5/10
The Bored Bandit
3 March 2019
Packed full of anti-action and non-thrills, The Blue-Eyed Bandit is only saved by Franco Nero's performance. Other than that, there's not much else going for it at all.

Franco is plays a crippled old man working a mundane accounts job in an insurance firm. Derided by his colleagues and the rest of the staff in the building, he's always last out after work, and doesn't seem to want to mingle with folk, including the nymphomaniac dinner lady.

What people don't know is that Franco is literally playing a crippled old man, because in the safety of his own home, he takes off his brown contact lenses, wig, and cripple shoes and becomes buff, daring Franco Nero the heist planner. We all know he's up to something, and it looks like that something is a huge payload courtesy of that firm he works for. Franco also has mother problems and regularly goes to visit his senile mother in an old folks home, even though he wishes she was dead for ruining his life.

I'm not sure which way Nero's character is meant to swing but there's a sub plot with him visiting a sauna and striking up a strange relationship with the guy who works there. Watch out Nero - he wants to turn your brown eye blue! Both the mother and the sanua guy will come back to haunt Nero after he pulls of his heist.

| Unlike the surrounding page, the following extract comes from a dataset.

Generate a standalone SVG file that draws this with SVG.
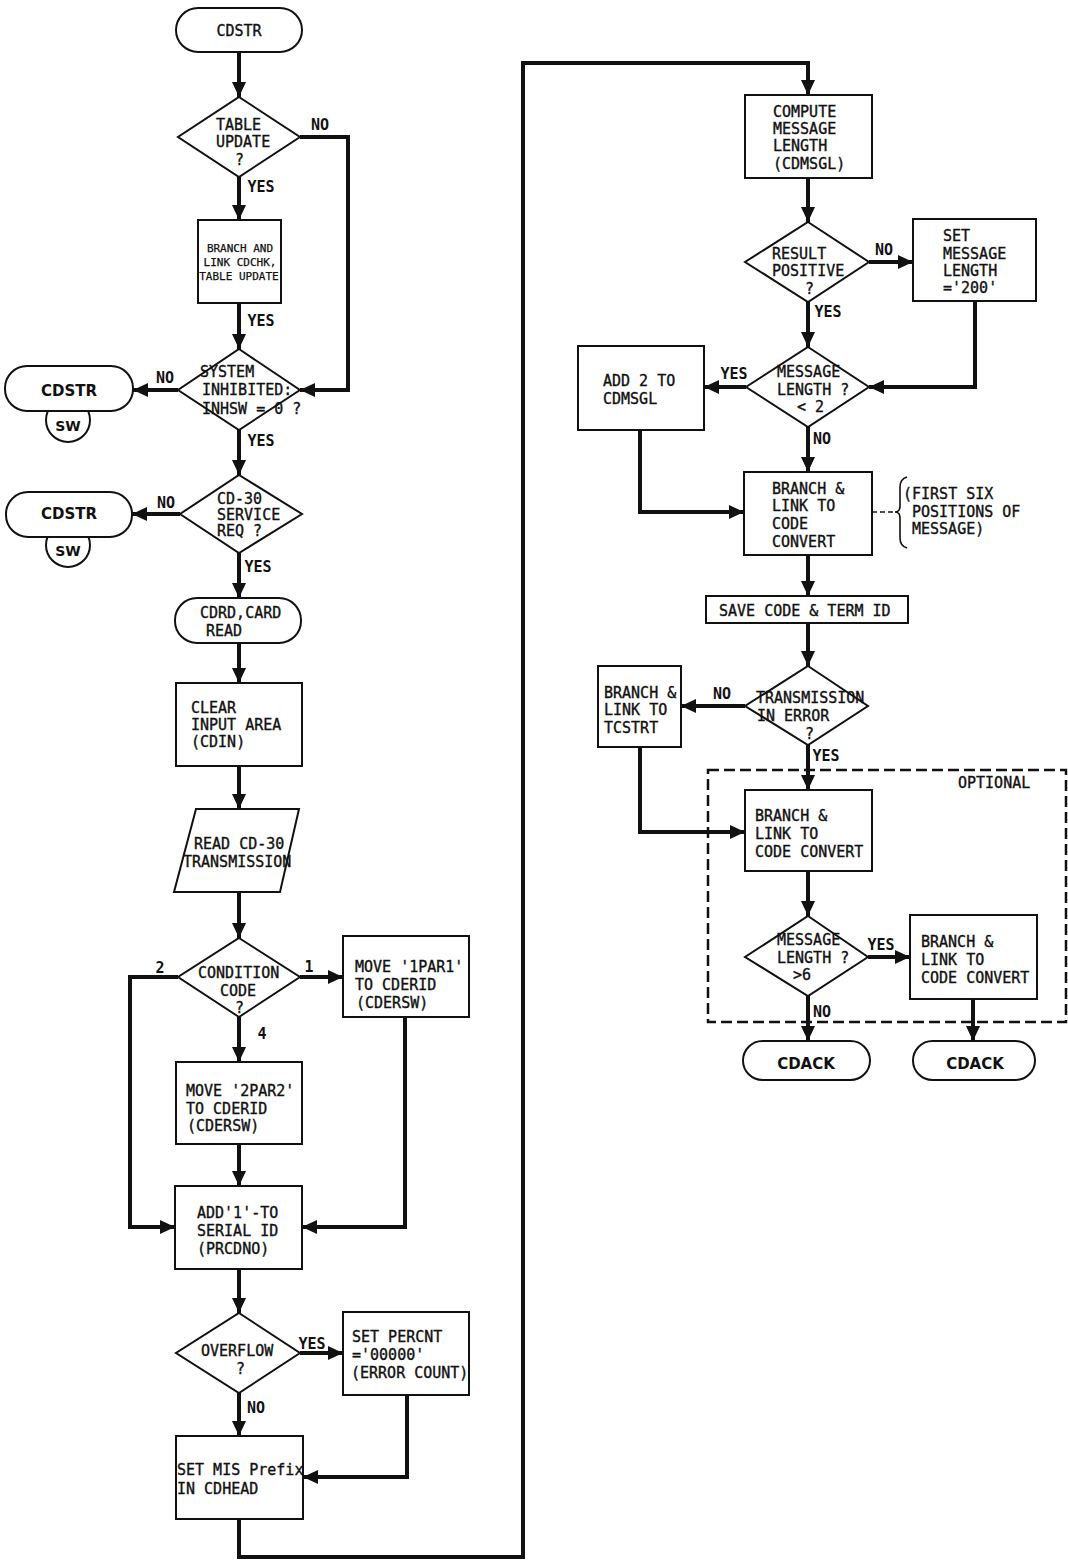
<svg xmlns="http://www.w3.org/2000/svg" width="1068" height="1561" viewBox="0 0 1068 1561">
<defs>
<marker id="ah" markerUnits="userSpaceOnUse" markerWidth="16" markerHeight="14" refX="15" refY="7" orient="auto">
<path d="M0,0 L15,7 L0,14 Z" fill="#111"/>
</marker>
<style>
.n{fill:#fff;stroke:#111;stroke-width:2}
.t{font-family:"DejaVu Sans Mono","Liberation Mono",monospace;font-size:15px;fill:#111;stroke:#111;stroke-width:0.35}
.s{font-size:11px;stroke-width:0.25}
.b{font-weight:bold;font-family:"DejaVu Sans","Liberation Sans",sans-serif;font-size:15px;stroke-width:0}
.c{text-anchor:middle}
.l{font-family:"DejaVu Sans Mono","Liberation Mono",monospace;font-size:15px;font-weight:bold;fill:#111}
.e{fill:none;stroke:#111;stroke-width:4;marker-end:url(#ah)}
</style>
</defs>
<rect width="1068" height="1561" fill="#fff"/>

<g id="connectors">
<path class="e" d="M239,52 V97"/>
<path class="e" d="M300,137 H348 V390 H300"/>
<path class="e" d="M239,177 V220"/>
<path class="e" d="M239,303 V349"/>
<path class="e" d="M178,390 H133"/>
<path class="e" d="M239,430 V475"/>
<path class="e" d="M180,514 H132"/>
<path class="e" d="M239,553 V598"/>
<path class="e" d="M239,643 V683"/>
<path class="e" d="M239,766 V809"/>
<path class="e" d="M239,892 V938"/>
<path class="e" d="M178,977 H130 V1227 H175"/>
<path class="e" d="M300,977 H343"/>
<path class="e" d="M239,1017 V1062"/>
<path class="e" d="M405,1017 V1227 H302"/>
<path class="e" d="M239,1144 V1186"/>
<path class="e" d="M239,1269 V1313"/>
<path class="e" d="M300,1353 H343"/>
<path class="e" d="M239,1393 V1436"/>
<path class="e" d="M407,1395 V1477 H303"/>
<path class="e" d="M239,1519 V1557 H523 V63 H808 V95"/>
<path class="e" d="M808,178 V222"/>
<path class="e" d="M869,262 H913"/>
<path class="e" d="M808,302 V347"/>
<path class="e" d="M975,301 V387 H869"/>
<path class="e" d="M746,387 H704"/>
<path class="e" d="M808,427 V472"/>
<path class="e" d="M640,430 V512 H744"/>
<path d="M872,512 H897" fill="none" stroke="#111" stroke-width="1.5" stroke-dasharray="5 3"/>
<path d="M907,477 Q900,479 900,487 V506 Q900,512 895,512 Q900,512 900,518 V538 Q900,546 907,548" fill="none" stroke="#111" stroke-width="1.6"/>
<path class="e" d="M808,555 V596"/>
<path class="e" d="M808,623 V666"/>
<path class="e" d="M745,706 H681"/>
<path class="e" d="M808,745 V790"/>
<path class="e" d="M640,747 V832 H745"/>
<path class="e" d="M808,871 V916"/>
<path class="e" d="M868,957 H910"/>
<path class="e" d="M808,996 V1041"/>
<path class="e" d="M973,999 V1041"/>
<rect x="708" y="770" width="358" height="252" fill="none" stroke="#111" stroke-width="2.5" stroke-dasharray="11 5"/>
<text class="t" x="958" y="788">OPTIONAL</text>
</g>

<g id="labels">
<text class="l c" x="320" y="130">NO</text>
<text class="l c" x="261" y="192">YES</text>
<text class="l c" x="261" y="326">YES</text>
<text class="l c" x="165" y="383">NO</text>
<text class="l c" x="261" y="446">YES</text>
<text class="l c" x="166" y="508">NO</text>
<text class="l c" x="258" y="572">YES</text>
<text class="l c" x="160" y="973">2</text>
<text class="l c" x="309" y="972">1</text>
<text class="l c" x="262" y="1039">4</text>
<text class="l c" x="312" y="1349">YES</text>
<text class="l c" x="256" y="1413">NO</text>
<text class="l c" x="884" y="255">NO</text>
<text class="l c" x="828" y="317">YES</text>
<text class="l c" x="734" y="379">YES</text>
<text class="l c" x="822" y="444">NO</text>
<text class="l c" x="722" y="699">NO</text>
<text class="l c" x="826" y="761">YES</text>
<text class="l c" x="881" y="950">YES</text>
<text class="l c" x="822" y="1017">NO</text>
</g>

<g id="cdstr_start">
<rect class="n" x="176" y="8" width="126" height="44" rx="22"/>
<text class="t c" x="239" y="36">CDSTR</text>
</g>
<g id="table_update">
<polygon class="n" points="239,97 300,137 239,177 178,137"/>
<text class="t" x="216" y="130">TABLE</text>
<text class="t" x="216" y="147">UPDATE</text>
<text class="t" x="235" y="165">?</text>
</g>
<g id="branch_cdchk">
<rect class="n" x="198" y="220" width="83" height="83"/>
<text class="t s c" x="240" y="252">BRANCH AND</text>
<text class="t s c" x="240" y="266">LINK CDCHK,</text>
<text class="t s c" x="239" y="280">TABLE UPDATE</text>
</g>
<g id="system_inhibited">
<polygon class="n" points="239,349 300,390 239,430 178,390"/>
<text class="t" x="200" y="377">SYSTEM</text>
<text class="t" x="202" y="395">INHIBITED:</text>
<text class="t" x="202" y="414">INHSW = 0 ?</text>
</g>
<g id="cdstr_sw1">
<circle class="n" cx="68" cy="420" r="22"/>
<text class="t b c" x="68" y="431" style="font-size:14px">SW</text>
<rect class="n" x="5" y="366" width="128" height="45" rx="22"/>
<text class="t b c" x="69" y="396">CDSTR</text>
</g>
<g id="cd30_service">
<polygon class="n" points="239,475 302,514 239,553 180,514"/>
<text class="t" x="217" y="504">CD-30</text>
<text class="t" x="217" y="520">SERVICE</text>
<text class="t" x="217" y="536">REQ ?</text>
</g>
<g id="cdstr_sw2">
<circle class="n" cx="68" cy="545" r="22"/>
<text class="t b c" x="68" y="556" style="font-size:14px">SW</text>
<rect class="n" x="6" y="492" width="126" height="45" rx="22"/>
<text class="t b c" x="69" y="519">CDSTR</text>
</g>
<g id="cdrd">
<rect class="n" x="175" y="598" width="126" height="45" rx="22"/>
<text class="t" x="200" y="618">CDRD,CARD</text>
<text class="t" x="206" y="636">READ</text>
</g>
<g id="clear_input">
<rect class="n" x="176" y="683" width="126" height="83"/>
<text class="t" x="191" y="713">CLEAR</text>
<text class="t" x="191" y="730">INPUT AREA</text>
<text class="t" x="191" y="747">(CDIN)</text>
</g>
<g id="read_cd30">
<polygon class="n" points="196,809 299,809 280,892 174,892"/>
<text class="t" x="194" y="849">READ CD-30</text>
<text class="t" x="183" y="867">TRANSMISSION</text>
</g>
<g id="condition_code">
<polygon class="n" points="239,938 300,977 239,1017 178,977"/>
<text class="t" x="198" y="978">CONDITION</text>
<text class="t" x="220" y="996">CODE</text>
<text class="t" x="235" y="1013">?</text>
</g>
<g id="move_1par1">
<rect class="n" x="343" y="936" width="126" height="81"/>
<text class="t" x="355" y="972">MOVE '1PAR1'</text>
<text class="t" x="355" y="990">TO CDERID</text>
<text class="t" x="356" y="1008">(CDERSW)</text>
</g>
<g id="move_2par2">
<rect class="n" x="176" y="1062" width="126" height="82"/>
<text class="t" x="186" y="1096">MOVE '2PAR2'</text>
<text class="t" x="186" y="1114">TO CDERID</text>
<text class="t" x="187" y="1131">(CDERSW)</text>
</g>
<g id="add_serial">
<rect class="n" x="175" y="1186" width="127" height="83"/>
<text class="t" x="197" y="1218">ADD'1'-TO</text>
<text class="t" x="197" y="1236">SERIAL ID</text>
<text class="t" x="197" y="1254">(PRCDNO)</text>
</g>
<g id="overflow">
<polygon class="n" points="239,1313 300,1353 239,1393 176,1353"/>
<text class="t" x="201" y="1356">OVERFLOW</text>
<text class="t" x="236" y="1374">?</text>
</g>
<g id="set_percnt">
<rect class="n" x="343" y="1312" width="126" height="83"/>
<text class="t" x="352" y="1342">SET PERCNT</text>
<text class="t" x="352" y="1360">='00000'</text>
<text class="t" x="351" y="1378">(ERROR COUNT)</text>
</g>
<g id="set_mis">
<rect class="n" x="176" y="1436" width="127" height="83"/>
<text class="t" x="177" y="1475">SET MIS Prefix</text>
<text class="t" x="177" y="1494">IN CDHEAD</text>
</g>

<g id="compute_length">
<rect class="n" x="745" y="95" width="127" height="83"/>
<text class="t" x="773" y="117">COMPUTE</text>
<text class="t" x="773" y="134">MESSAGE</text>
<text class="t" x="773" y="151">LENGTH</text>
<text class="t" x="773" y="169">(CDMSGL)</text>
</g>
<g id="result_positive">
<polygon class="n" points="808,222 869,262 808,302 745,262"/>
<text class="t" x="772" y="259">RESULT</text>
<text class="t" x="772" y="276">POSITIVE</text>
<text class="t" x="805" y="294">?</text>
</g>
<g id="set_200">
<rect class="n" x="913" y="219" width="123" height="82"/>
<text class="t" x="943" y="241">SET</text>
<text class="t" x="943" y="259">MESSAGE</text>
<text class="t" x="943" y="276">LENGTH</text>
<text class="t" x="943" y="293">='200'</text>
</g>
<g id="msg_len_lt2">
<polygon class="n" points="808,347 869,387 808,427 746,387"/>
<text class="t" x="777" y="377">MESSAGE</text>
<text class="t" x="777" y="395">LENGTH  ?</text>
<text class="t" x="797" y="412">&lt; 2</text>
</g>
<g id="add2">
<rect class="n" x="578" y="346" width="126" height="84"/>
<text class="t" x="603" y="386">ADD 2 TO</text>
<text class="t" x="603" y="404">CDMSGL</text>
</g>
<g id="branch_cc1">
<rect class="n" x="744" y="472" width="128" height="83"/>
<text class="t" x="772" y="494">BRANCH &amp;</text>
<text class="t" x="772" y="511">LINK TO</text>
<text class="t" x="772" y="529">CODE</text>
<text class="t" x="772" y="547">CONVERT</text>
</g>
<g id="note_first_six">
<text class="t" x="903" y="499">(FIRST SIX</text>
<text class="t" x="912" y="517">POSITIONS OF</text>
<text class="t" x="912" y="534">MESSAGE)</text>
</g>
<g id="save_code">
<rect class="n" x="706" y="596" width="202" height="27"/>
<text class="t" x="719" y="616">SAVE CODE &amp; TERM ID</text>
</g>
<g id="transmission_error">
<polygon class="n" points="808,666 868,706 808,745 745,706"/>
<text class="t" x="756" y="703">TRANSMISSION</text>
<text class="t" x="757" y="721">IN ERROR</text>
<text class="t" x="805" y="739">?</text>
</g>
<g id="branch_tcstrt">
<rect class="n" x="598" y="666" width="83" height="81"/>
<text class="t" x="604" y="698">BRANCH &amp;</text>
<text class="t" x="604" y="715">LINK TO</text>
<text class="t" x="604" y="733">TCSTRT</text>
</g>
<g id="branch_cc2">
<rect class="n" x="745" y="790" width="127" height="81"/>
<text class="t" x="755" y="821">BRANCH &amp;</text>
<text class="t" x="755" y="839">LINK TO</text>
<text class="t" x="755" y="857">CODE CONVERT</text>
</g>
<g id="msg_len_gt6">
<polygon class="n" points="808,916 868,957 808,996 745,957"/>
<text class="t" x="777" y="945">MESSAGE</text>
<text class="t" x="777" y="963">LENGTH ?</text>
<text class="t" x="793" y="980">&gt;6</text>
</g>
<g id="branch_cc3">
<rect class="n" x="910" y="915" width="127" height="84"/>
<text class="t" x="921" y="947">BRANCH &amp;</text>
<text class="t" x="921" y="965">LINK TO</text>
<text class="t" x="921" y="983">CODE CONVERT</text>
</g>
<g id="cdack1">
<rect class="n" x="743" y="1041" width="127" height="39" rx="19.5"/>
<text class="t b c" x="806" y="1069">CDACK</text>
</g>
<g id="cdack2">
<rect class="n" x="913" y="1041" width="122" height="39" rx="19.5"/>
<text class="t b c" x="975" y="1069">CDACK</text>
</g>
</svg>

He makes a big deal of making sure the victims know he's got blue eyes, but still makes enough mistakes that there's at least three people in the building cottoned on to his ruse.

The problem with this film is that even though Nero puts in a good turn as the quick-changing thief, most of the time not much happens expect Nero pretending to be an old man or people trying to catch him out. There's barely any action to speak of at all and even the heist is a bit of a wet blanket. The police sketch of him is quite funny though as it resembles Nero-lookalike Terence Hill rather than Nero himself.

Apart from that, my wife happen to catch a bit of this while passing by and noted that Franco Nero is saying his lines in English while everyone else is obviously speaking Italian, and the film was probably more likely aimed at the Italian market, so why was Franco Nero speaking English. Stranger still, the print I watched was recorded from Italian television and yet was an English dub. Reality is tangible when it comes to the extremes of Italian cinema.